* Start RECORDS SUPPLIED *

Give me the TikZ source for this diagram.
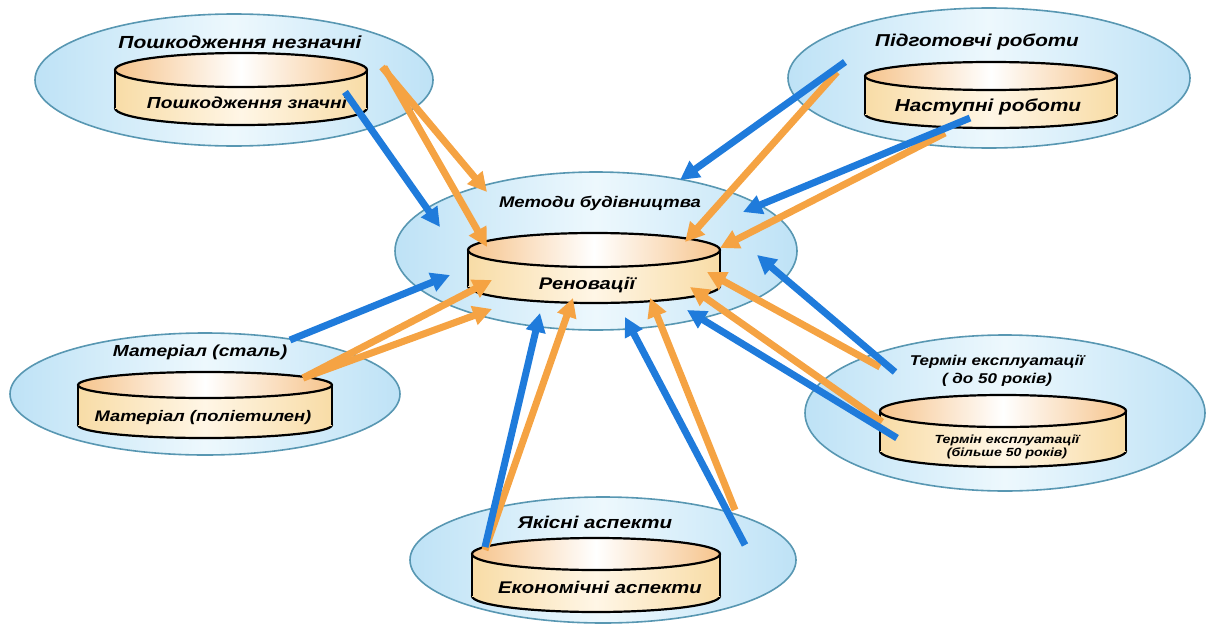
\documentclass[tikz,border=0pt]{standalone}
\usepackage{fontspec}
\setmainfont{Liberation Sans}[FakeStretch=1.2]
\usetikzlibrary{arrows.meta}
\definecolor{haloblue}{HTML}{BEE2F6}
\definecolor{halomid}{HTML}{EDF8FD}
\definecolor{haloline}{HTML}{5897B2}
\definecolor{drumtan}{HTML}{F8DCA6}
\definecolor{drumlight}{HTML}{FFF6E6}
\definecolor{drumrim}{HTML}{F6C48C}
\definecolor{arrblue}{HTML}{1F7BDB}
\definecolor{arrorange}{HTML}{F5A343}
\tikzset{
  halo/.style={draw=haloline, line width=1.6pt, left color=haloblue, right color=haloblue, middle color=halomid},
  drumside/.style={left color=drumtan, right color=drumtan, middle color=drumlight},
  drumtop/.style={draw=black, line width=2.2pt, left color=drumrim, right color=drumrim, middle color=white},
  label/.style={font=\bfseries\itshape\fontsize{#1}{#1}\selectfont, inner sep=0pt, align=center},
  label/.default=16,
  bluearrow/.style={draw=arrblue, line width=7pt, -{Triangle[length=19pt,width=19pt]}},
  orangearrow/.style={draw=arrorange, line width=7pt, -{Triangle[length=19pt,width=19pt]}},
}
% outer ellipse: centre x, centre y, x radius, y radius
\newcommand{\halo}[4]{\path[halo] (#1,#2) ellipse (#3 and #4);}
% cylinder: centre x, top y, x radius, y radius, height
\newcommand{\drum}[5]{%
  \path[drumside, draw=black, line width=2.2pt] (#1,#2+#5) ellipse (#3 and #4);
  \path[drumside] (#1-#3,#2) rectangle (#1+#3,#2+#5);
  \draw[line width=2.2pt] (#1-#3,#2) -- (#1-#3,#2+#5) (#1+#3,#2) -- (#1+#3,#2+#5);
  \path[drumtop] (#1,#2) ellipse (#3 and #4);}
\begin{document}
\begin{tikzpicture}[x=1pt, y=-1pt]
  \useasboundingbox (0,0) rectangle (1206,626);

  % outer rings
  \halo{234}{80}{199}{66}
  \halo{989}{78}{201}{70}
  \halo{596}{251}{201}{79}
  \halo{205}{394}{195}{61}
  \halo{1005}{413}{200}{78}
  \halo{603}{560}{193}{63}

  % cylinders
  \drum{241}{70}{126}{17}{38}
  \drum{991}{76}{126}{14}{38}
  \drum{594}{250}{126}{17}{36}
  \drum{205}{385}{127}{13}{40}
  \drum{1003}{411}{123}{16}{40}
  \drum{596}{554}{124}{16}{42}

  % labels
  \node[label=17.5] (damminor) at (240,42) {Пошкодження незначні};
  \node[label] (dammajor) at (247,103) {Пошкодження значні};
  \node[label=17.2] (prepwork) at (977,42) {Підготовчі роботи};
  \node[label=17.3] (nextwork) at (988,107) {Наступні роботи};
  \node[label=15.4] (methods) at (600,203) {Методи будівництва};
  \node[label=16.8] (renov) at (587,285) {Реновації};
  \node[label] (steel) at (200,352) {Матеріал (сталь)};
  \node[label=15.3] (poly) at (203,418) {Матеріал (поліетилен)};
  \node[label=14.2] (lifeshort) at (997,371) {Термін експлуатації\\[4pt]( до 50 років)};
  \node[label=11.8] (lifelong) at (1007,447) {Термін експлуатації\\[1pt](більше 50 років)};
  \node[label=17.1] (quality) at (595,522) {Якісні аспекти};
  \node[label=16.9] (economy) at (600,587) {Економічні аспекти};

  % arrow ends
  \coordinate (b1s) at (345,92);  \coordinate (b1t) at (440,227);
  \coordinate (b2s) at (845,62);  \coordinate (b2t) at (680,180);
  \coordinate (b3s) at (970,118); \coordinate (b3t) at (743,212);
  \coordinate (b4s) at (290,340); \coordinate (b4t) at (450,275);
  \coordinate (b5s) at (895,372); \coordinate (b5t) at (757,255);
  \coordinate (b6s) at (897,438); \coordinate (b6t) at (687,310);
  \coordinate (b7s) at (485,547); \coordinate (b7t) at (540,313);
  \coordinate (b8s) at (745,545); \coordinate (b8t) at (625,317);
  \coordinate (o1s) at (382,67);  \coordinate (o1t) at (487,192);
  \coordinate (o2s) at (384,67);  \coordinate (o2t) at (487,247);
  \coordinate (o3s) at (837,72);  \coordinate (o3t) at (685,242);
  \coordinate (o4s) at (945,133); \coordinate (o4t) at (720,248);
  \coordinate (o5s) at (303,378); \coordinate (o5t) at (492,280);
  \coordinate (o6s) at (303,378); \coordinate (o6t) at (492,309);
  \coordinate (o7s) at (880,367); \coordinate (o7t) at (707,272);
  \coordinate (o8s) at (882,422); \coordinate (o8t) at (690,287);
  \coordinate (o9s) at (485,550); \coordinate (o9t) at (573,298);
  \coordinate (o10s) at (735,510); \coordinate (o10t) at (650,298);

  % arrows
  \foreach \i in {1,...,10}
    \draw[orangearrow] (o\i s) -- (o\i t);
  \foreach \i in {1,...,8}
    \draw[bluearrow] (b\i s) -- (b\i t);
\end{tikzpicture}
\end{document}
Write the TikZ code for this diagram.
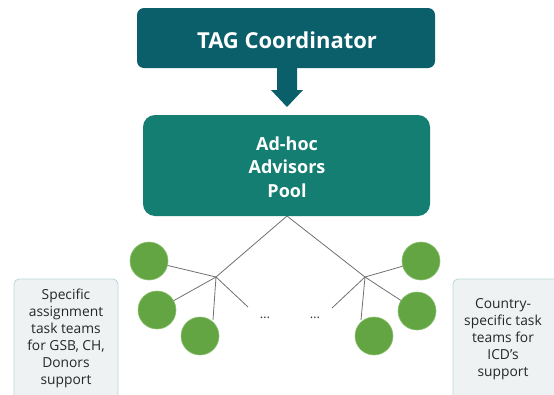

* End RECORDS SUPPLIED *

__WHAT THIS TASK INVOLVES__. Print out the lines exactly, skipping any picture.

__PROBLEM SOLUTION__.
Give me the TikZ source for this diagram.
\documentclass[tikz,border=0pt]{standalone}
\usepackage{fontspec}
\setmainfont{Liberation Sans}[FakeStretch=1.2]
\usetikzlibrary{arrows.meta}
\definecolor{haloblue}{HTML}{BEE2F6}
\definecolor{halomid}{HTML}{EDF8FD}
\definecolor{haloline}{HTML}{5897B2}
\definecolor{drumtan}{HTML}{F8DCA6}
\definecolor{drumlight}{HTML}{FFF6E6}
\definecolor{drumrim}{HTML}{F6C48C}
\definecolor{arrblue}{HTML}{1F7BDB}
\definecolor{arrorange}{HTML}{F5A343}
\tikzset{
  halo/.style={draw=haloline, line width=1.6pt, left color=haloblue, right color=haloblue, middle color=halomid},
  drumside/.style={left color=drumtan, right color=drumtan, middle color=drumlight},
  drumtop/.style={draw=black, line width=2.2pt, left color=drumrim, right color=drumrim, middle color=white},
  label/.style={font=\bfseries\itshape\fontsize{#1}{#1}\selectfont, inner sep=0pt, align=center},
  label/.default=16,
  bluearrow/.style={draw=arrblue, line width=7pt, -{Triangle[length=19pt,width=19pt]}},
  orangearrow/.style={draw=arrorange, line width=7pt, -{Triangle[length=19pt,width=19pt]}},
}
% outer ellipse: centre x, centre y, x radius, y radius
\newcommand{\halo}[4]{\path[halo] (#1,#2) ellipse (#3 and #4);}
% cylinder: centre x, top y, x radius, y radius, height
\newcommand{\drum}[5]{%
  \path[drumside, draw=black, line width=2.2pt] (#1,#2+#5) ellipse (#3 and #4);
  \path[drumside] (#1-#3,#2) rectangle (#1+#3,#2+#5);
  \draw[line width=2.2pt] (#1-#3,#2) -- (#1-#3,#2+#5) (#1+#3,#2) -- (#1+#3,#2+#5);
  \path[drumtop] (#1,#2) ellipse (#3 and #4);}
\begin{document}
\begin{tikzpicture}[x=1pt, y=-1pt]
  \useasboundingbox (0,0) rectangle (1206,626);

  % outer rings
  \halo{234}{80}{199}{66}
  \halo{989}{78}{201}{70}
  \halo{596}{251}{201}{79}
  \halo{205}{394}{195}{61}
  \halo{1005}{413}{200}{78}
  \halo{603}{560}{193}{63}

  % cylinders
  \drum{241}{70}{126}{17}{38}
  \drum{991}{76}{126}{14}{38}
  \drum{594}{250}{126}{17}{36}
  \drum{205}{385}{127}{13}{40}
  \drum{1003}{411}{123}{16}{40}
  \drum{596}{554}{124}{16}{42}

  % labels
  \node[label=17.5] (damminor) at (240,42) {Пошкодження незначні};
  \node[label] (dammajor) at (247,103) {Пошкодження значні};
  \node[label=17.2] (prepwork) at (977,42) {Підготовчі роботи};
  \node[label=17.3] (nextwork) at (988,107) {Наступні роботи};
  \node[label=15.4] (methods) at (600,203) {Методи будівництва};
  \node[label=16.8] (renov) at (587,285) {Реновації};
  \node[label] (steel) at (200,352) {Матеріал (сталь)};
  \node[label=15.3] (poly) at (203,418) {Матеріал (поліетилен)};
  \node[label=14.2] (lifeshort) at (997,371) {Термін експлуатації\\[4pt]( до 50 років)};
  \node[label=11.8] (lifelong) at (1007,447) {Термін експлуатації\\[1pt](більше 50 років)};
  \node[label=17.1] (quality) at (595,522) {Якісні аспекти};
  \node[label=16.9] (economy) at (600,587) {Економічні аспекти};

  % arrow ends
  \coordinate (b1s) at (345,92);  \coordinate (b1t) at (440,227);
  \coordinate (b2s) at (845,62);  \coordinate (b2t) at (680,180);
  \coordinate (b3s) at (970,118); \coordinate (b3t) at (743,212);
  \coordinate (b4s) at (290,340); \coordinate (b4t) at (450,275);
  \coordinate (b5s) at (895,372); \coordinate (b5t) at (757,255);
  \coordinate (b6s) at (897,438); \coordinate (b6t) at (687,310);
  \coordinate (b7s) at (485,547); \coordinate (b7t) at (540,313);
  \coordinate (b8s) at (745,545); \coordinate (b8t) at (625,317);
  \coordinate (o1s) at (382,67);  \coordinate (o1t) at (487,192);
  \coordinate (o2s) at (384,67);  \coordinate (o2t) at (487,247);
  \coordinate (o3s) at (837,72);  \coordinate (o3t) at (685,242);
  \coordinate (o4s) at (945,133); \coordinate (o4t) at (720,248);
  \coordinate (o5s) at (303,378); \coordinate (o5t) at (492,280);
  \coordinate (o6s) at (303,378); \coordinate (o6t) at (492,309);
  \coordinate (o7s) at (880,367); \coordinate (o7t) at (707,272);
  \coordinate (o8s) at (882,422); \coordinate (o8t) at (690,287);
  \coordinate (o9s) at (485,550); \coordinate (o9t) at (573,298);
  \coordinate (o10s) at (735,510); \coordinate (o10t) at (650,298);

  % arrows
  \foreach \i in {1,...,10}
    \draw[orangearrow] (o\i s) -- (o\i t);
  \foreach \i in {1,...,8}
    \draw[bluearrow] (b\i s) -- (b\i t);
\end{tikzpicture}
\end{document}
Write the TikZ code for this diagram.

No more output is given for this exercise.